Prompt ->
Starting with the first line of the data below, copy each line up to and including the one containing "0.185, 0.148, 0.110]". Pictures stay out.
▼
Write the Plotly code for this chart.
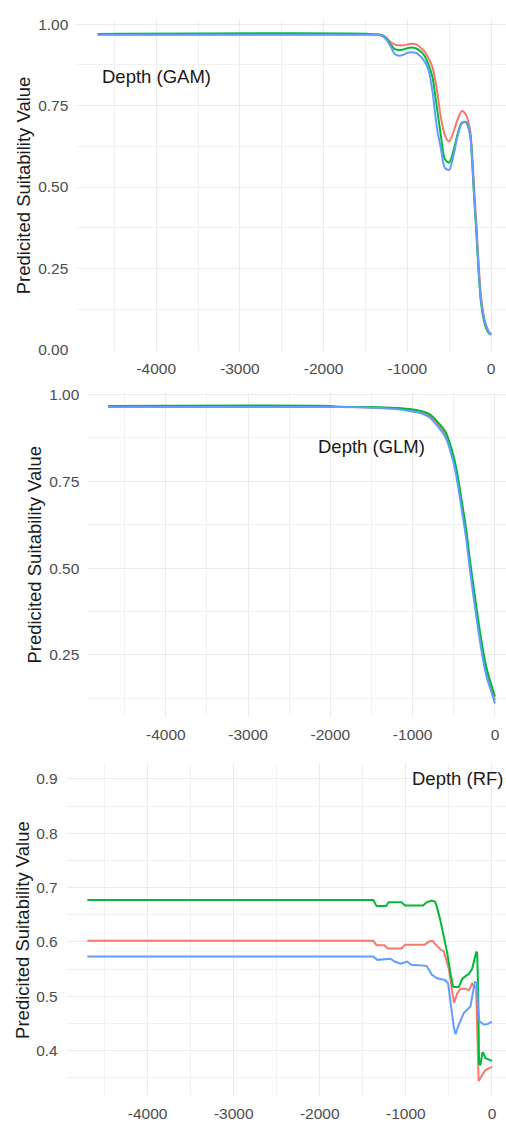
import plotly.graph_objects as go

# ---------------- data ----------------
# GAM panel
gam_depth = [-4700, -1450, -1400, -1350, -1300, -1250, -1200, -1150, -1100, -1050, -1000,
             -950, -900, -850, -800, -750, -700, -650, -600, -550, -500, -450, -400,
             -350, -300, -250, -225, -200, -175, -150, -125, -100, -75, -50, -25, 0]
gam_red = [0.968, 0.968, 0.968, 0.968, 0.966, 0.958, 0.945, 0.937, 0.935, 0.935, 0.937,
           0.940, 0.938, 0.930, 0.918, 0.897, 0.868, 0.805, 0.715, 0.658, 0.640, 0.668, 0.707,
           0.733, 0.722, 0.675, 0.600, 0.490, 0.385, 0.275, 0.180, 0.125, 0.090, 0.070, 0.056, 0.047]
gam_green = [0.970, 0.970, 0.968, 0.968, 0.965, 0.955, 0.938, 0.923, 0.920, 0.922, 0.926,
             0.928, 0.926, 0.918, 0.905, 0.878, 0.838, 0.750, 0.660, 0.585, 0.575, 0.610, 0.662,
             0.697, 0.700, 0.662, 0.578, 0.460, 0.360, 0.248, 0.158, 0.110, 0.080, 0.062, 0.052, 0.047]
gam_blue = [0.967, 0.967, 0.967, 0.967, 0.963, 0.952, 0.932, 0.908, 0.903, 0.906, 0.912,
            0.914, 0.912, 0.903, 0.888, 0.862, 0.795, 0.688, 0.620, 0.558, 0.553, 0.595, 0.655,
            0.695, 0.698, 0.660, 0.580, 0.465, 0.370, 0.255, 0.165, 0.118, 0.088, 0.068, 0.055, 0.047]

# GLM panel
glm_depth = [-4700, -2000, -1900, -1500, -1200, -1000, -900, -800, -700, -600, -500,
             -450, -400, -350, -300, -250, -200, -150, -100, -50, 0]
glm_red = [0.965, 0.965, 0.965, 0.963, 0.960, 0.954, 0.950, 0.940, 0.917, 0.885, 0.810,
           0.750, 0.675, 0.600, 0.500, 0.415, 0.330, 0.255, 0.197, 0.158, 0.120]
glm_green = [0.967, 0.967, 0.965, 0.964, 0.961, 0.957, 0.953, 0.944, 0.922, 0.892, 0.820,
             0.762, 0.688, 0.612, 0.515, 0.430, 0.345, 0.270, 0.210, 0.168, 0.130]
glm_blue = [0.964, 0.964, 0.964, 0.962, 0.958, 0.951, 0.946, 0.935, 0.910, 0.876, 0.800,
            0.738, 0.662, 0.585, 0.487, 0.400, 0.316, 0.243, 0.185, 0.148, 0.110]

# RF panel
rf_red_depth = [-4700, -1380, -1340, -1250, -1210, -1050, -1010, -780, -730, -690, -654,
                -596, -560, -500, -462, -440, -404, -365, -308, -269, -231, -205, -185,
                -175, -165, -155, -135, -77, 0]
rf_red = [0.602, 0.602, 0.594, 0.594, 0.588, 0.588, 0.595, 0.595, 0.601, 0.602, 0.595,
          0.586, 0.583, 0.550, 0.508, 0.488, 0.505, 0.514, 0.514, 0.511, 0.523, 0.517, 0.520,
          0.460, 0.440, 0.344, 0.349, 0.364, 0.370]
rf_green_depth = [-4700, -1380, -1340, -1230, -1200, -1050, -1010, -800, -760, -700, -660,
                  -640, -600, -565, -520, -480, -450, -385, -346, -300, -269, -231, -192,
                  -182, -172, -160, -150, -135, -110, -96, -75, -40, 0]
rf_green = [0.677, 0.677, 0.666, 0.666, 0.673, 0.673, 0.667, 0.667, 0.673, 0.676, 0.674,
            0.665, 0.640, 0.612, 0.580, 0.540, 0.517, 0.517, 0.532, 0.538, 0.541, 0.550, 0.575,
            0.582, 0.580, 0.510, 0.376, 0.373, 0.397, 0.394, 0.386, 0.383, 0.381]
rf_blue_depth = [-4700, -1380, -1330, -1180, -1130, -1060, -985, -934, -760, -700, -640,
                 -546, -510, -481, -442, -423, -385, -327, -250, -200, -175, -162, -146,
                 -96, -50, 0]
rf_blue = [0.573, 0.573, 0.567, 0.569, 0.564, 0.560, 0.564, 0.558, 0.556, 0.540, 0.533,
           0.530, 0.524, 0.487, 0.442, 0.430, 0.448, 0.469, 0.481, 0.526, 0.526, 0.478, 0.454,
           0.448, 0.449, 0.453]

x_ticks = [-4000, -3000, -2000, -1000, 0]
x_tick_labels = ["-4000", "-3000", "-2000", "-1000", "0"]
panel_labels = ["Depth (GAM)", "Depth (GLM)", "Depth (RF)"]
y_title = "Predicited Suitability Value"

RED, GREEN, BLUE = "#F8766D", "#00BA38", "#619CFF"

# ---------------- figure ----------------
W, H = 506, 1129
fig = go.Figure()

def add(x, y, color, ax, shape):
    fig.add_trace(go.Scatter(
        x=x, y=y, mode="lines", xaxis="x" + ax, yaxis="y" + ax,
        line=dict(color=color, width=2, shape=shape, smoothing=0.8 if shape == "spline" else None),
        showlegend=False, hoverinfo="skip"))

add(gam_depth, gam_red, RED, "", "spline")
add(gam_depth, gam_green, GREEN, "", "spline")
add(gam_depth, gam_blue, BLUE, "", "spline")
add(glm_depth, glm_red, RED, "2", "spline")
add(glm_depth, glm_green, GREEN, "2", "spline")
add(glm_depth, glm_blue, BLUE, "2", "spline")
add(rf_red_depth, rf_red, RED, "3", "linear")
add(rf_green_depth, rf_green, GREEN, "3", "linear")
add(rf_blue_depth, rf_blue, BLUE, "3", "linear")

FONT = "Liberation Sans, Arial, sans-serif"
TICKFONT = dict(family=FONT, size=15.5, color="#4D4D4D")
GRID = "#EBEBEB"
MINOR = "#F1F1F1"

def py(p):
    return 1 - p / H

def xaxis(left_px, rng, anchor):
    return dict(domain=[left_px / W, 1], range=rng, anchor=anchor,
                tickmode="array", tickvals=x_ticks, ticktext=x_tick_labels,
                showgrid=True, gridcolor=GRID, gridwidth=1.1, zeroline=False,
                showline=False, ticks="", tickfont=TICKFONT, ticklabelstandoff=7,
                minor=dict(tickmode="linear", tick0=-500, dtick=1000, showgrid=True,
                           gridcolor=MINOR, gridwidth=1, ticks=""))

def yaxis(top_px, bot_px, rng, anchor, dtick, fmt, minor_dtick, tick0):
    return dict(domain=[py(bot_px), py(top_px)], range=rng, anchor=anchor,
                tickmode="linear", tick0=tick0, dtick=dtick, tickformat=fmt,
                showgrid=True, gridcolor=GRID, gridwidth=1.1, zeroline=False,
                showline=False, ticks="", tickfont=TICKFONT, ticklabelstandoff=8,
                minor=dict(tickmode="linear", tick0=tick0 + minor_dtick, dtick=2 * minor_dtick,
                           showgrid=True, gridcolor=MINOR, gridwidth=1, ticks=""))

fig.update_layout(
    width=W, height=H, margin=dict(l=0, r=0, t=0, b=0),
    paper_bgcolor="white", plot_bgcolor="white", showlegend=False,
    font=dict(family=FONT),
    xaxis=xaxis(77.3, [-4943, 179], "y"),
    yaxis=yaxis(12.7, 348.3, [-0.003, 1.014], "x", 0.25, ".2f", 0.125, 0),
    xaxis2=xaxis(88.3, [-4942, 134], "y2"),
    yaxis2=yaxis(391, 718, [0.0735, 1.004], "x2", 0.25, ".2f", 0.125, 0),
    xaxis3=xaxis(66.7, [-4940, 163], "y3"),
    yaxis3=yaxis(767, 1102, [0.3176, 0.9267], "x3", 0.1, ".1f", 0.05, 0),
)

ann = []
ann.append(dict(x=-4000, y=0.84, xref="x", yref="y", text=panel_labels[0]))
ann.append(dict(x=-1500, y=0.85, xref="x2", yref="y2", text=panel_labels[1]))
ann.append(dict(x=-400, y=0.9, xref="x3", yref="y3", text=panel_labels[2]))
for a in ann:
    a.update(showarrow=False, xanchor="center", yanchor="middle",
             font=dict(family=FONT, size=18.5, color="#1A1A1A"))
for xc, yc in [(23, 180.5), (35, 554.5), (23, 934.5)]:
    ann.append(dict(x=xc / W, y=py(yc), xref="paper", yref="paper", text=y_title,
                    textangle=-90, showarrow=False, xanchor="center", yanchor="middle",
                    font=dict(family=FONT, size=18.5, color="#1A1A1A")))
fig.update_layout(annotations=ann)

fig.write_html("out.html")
▲
Solution to the problem ->
Write the Plotly code for this chart.
import plotly.graph_objects as go

# ---------------- data ----------------
# GAM panel
gam_depth = [-4700, -1450, -1400, -1350, -1300, -1250, -1200, -1150, -1100, -1050, -1000,
             -950, -900, -850, -800, -750, -700, -650, -600, -550, -500, -450, -400,
             -350, -300, -250, -225, -200, -175, -150, -125, -100, -75, -50, -25, 0]
gam_red = [0.968, 0.968, 0.968, 0.968, 0.966, 0.958, 0.945, 0.937, 0.935, 0.935, 0.937,
           0.940, 0.938, 0.930, 0.918, 0.897, 0.868, 0.805, 0.715, 0.658, 0.640, 0.668, 0.707,
           0.733, 0.722, 0.675, 0.600, 0.490, 0.385, 0.275, 0.180, 0.125, 0.090, 0.070, 0.056, 0.047]
gam_green = [0.970, 0.970, 0.968, 0.968, 0.965, 0.955, 0.938, 0.923, 0.920, 0.922, 0.926,
             0.928, 0.926, 0.918, 0.905, 0.878, 0.838, 0.750, 0.660, 0.585, 0.575, 0.610, 0.662,
             0.697, 0.700, 0.662, 0.578, 0.460, 0.360, 0.248, 0.158, 0.110, 0.080, 0.062, 0.052, 0.047]
gam_blue = [0.967, 0.967, 0.967, 0.967, 0.963, 0.952, 0.932, 0.908, 0.903, 0.906, 0.912,
            0.914, 0.912, 0.903, 0.888, 0.862, 0.795, 0.688, 0.620, 0.558, 0.553, 0.595, 0.655,
            0.695, 0.698, 0.660, 0.580, 0.465, 0.370, 0.255, 0.165, 0.118, 0.088, 0.068, 0.055, 0.047]

# GLM panel
glm_depth = [-4700, -2000, -1900, -1500, -1200, -1000, -900, -800, -700, -600, -500,
             -450, -400, -350, -300, -250, -200, -150, -100, -50, 0]
glm_red = [0.965, 0.965, 0.965, 0.963, 0.960, 0.954, 0.950, 0.940, 0.917, 0.885, 0.810,
           0.750, 0.675, 0.600, 0.500, 0.415, 0.330, 0.255, 0.197, 0.158, 0.120]
glm_green = [0.967, 0.967, 0.965, 0.964, 0.961, 0.957, 0.953, 0.944, 0.922, 0.892, 0.820,
             0.762, 0.688, 0.612, 0.515, 0.430, 0.345, 0.270, 0.210, 0.168, 0.130]
glm_blue = [0.964, 0.964, 0.964, 0.962, 0.958, 0.951, 0.946, 0.935, 0.910, 0.876, 0.800,
            0.738, 0.662, 0.585, 0.487, 0.400, 0.316, 0.243, 0.185, 0.148, 0.110]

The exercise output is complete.